“Most Earth-Like” Planet Found Yet…Again. Get used to it, and enjoy it!

Artist's conception.  Image Credit:  NASA Ames/SETI Institute/JPL-Caltech
Artist’s conception. Image Credit:
NASA Ames/SETI Institute/JPL-Caltech

Back in the 1990s I remember reading several articles, concerning different projects, describing how the Hubble Space Telescope had just “discovered a black hole for the first time.”  In almost every case it was indirect evidence, usually but not always better than evidence previously in hand.  In almost every case, it was a good and interesting result, worth making the news.  In almost every case it was overzealous press release writers and/or science journalists overplaying the less certain scientific truth.
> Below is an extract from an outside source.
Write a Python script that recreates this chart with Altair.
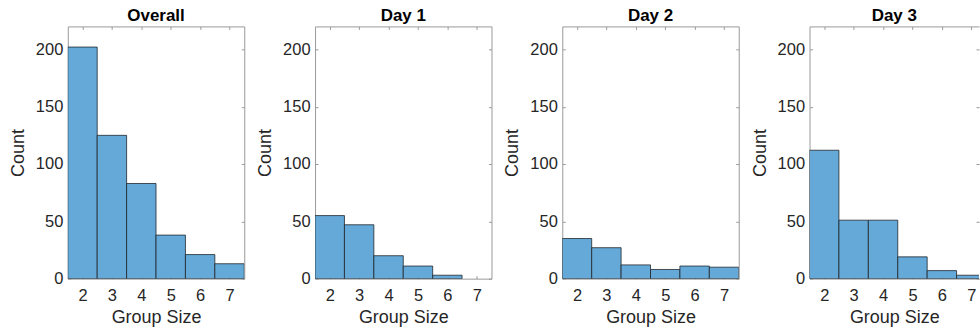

So I shouldn’t be surprised to see the plethora of articles today about Kepler-186f, the first Earth-like planet found yet, or the first Earth-sized planet in the habitable zone, or other takes.  Do check out these articles and learn more, as they are mostly fair about the assumptions and uncertainties that lead to the conclusions that this planet is probably close to Earth-sized, a little less certain that it is close to Earth-massed, that it is pretty much in the habitable zone where water may be liquid on its surface, and that it orbits a star that isn’t quite as bright and massive as our own sun.  When we find a similar planet around a main-sequence G star like good old Sol, be prepared for another round of press releases saying something like the “first Earth-like planet found around a sunlike-star.”

Comparison to the Solar System.  Image Credit:  NASA Ames/SETI Institute/JPL-Caltech
Comparison to the Solar System. Image Credit:
NASA Ames/SETI Institute/JPL-Caltech

I may sound a bit cynical about this, and I suppose I am on the journalistic side, but I am actually rather excited.  Bring them on!  I remember when we had to speculate about whether or not planets were common around stars or not.  Now it’s a matter of figuring out how many millions and millions of Earth-like planets are out there, and finding them.  Here’s our initial efforts tabulated, many of which previously got their own press releases and articles, too.  Soon to be added: Kepler-186f.

Furthermore, I’d like to see more inventive science fiction reflecting the realities out there that there is a great diversity of planets and planetary systems.  There are planets of every size in every kind of orbit around every kind of star.  Get more creative!  Or at least as creative as Nature apparently is.

Closer to home, there is a similar burgeoning explosion of Kuiper Belt Objects being discovered, and some cold, icy Earth-sized worlds may exist beyond Pluto for us yet to discover.  So many worlds, near and far.

This is a time in which science fiction is becoming scientific fact, and science ought to be pushing science fiction writers to greater levels of inspiration, creation, and production.  So instead of rolling my eyes at the next marginal “first” I see in the news, I will smile that I live in the science fiction future I looked forward to, in which millions of potentially inhabitable planets exist out there for us to find.  Not just Earth 2, but Earth Million and more.